I still regard "A Sound of Thunder" as one of the greatest science fiction short stories ever written. It tells the tale of time travelers hunting a Tyrannosaurus rex. One hunter carelessly steps on and kills a butterfly, with dire consequences for humanity.
I read the story's chilling ending over and over. I stared at the cool cover art on the little paperback for hours. The collection's title and author were carved into my mind: R is for Rocket by Ray Bradbury.
It was just one of my big brother Jerry's numerous $1.50 sci-fi paperbacks from the rotating display rack at Woolworth's. But to me, it was gold. I tore into its other short stories, and they captivated me: Astronauts fight for their lives after crash landing in the swampy jungles of Venus; an ancient sea creature rises from the depths, drawn to the sound of a lighthouse foghorn; space travelers come to the realization that the paradise planet they discovered hides dangers they never anticipated.
Bradbury's unique, poetic prose encompassed a wondrous mix of science fiction, fantasy, suspense, and horror.

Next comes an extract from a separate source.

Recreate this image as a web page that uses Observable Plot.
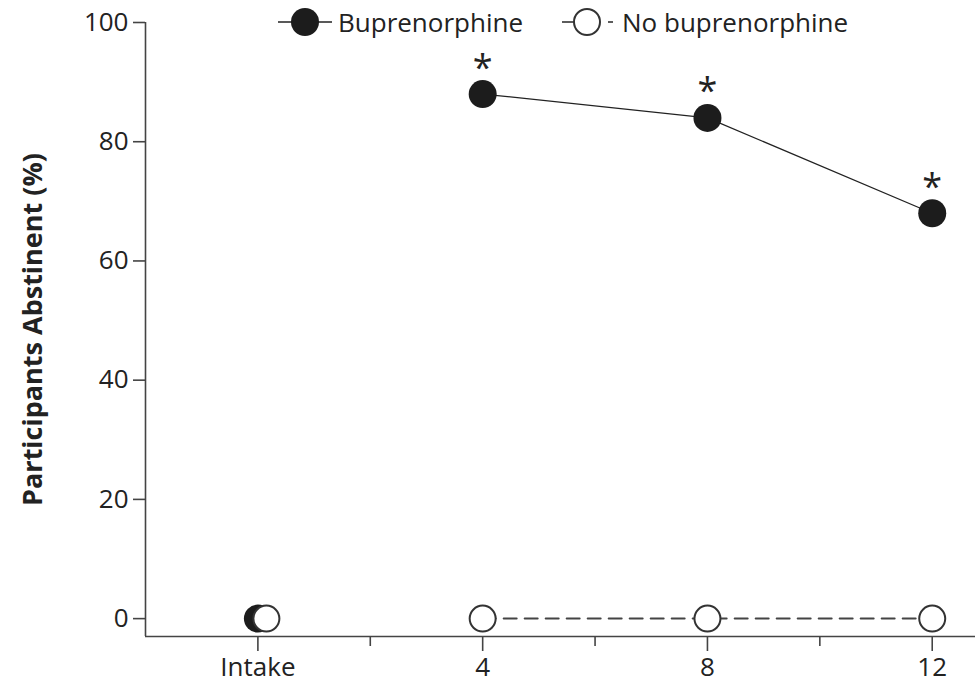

I was hooked, and if Jerry couldn't find his other Bradbury books in his bedroom bookcase, he knew where they'd be. I read Bradbury's other short story collections — S is for Space, The Illustrated Man, The Golden Apples of the Sun — so many times that I cracked the books' spines, and Jerry and I often talked about our favorite stories.
Although I had always liked to write and often told family and friends that I planned to do so "one of these days," I was never serious about it until I read Bradbury's Zen in the Art of Writing. In it, he wrote, "What are the best things and the worst things in your life, and when are you going to get around to whispering or shouting them? You fail only if you stop writing." I remember feeling that he was speaking directly to me, and I started to write on a regular basis shortly afterward.
In his seminal novel Fahrenheit 451, Bradbury wrote, "It doesn't matter what you do ... so long as you change something from the way it was before you touched it into something that's like you after you take your hands away."
A Ray Bradbury paperback is such a small, exquisite thing, and it can change things all down the years and across time — including the life of a kid for whom it resonated like the sound of thunder.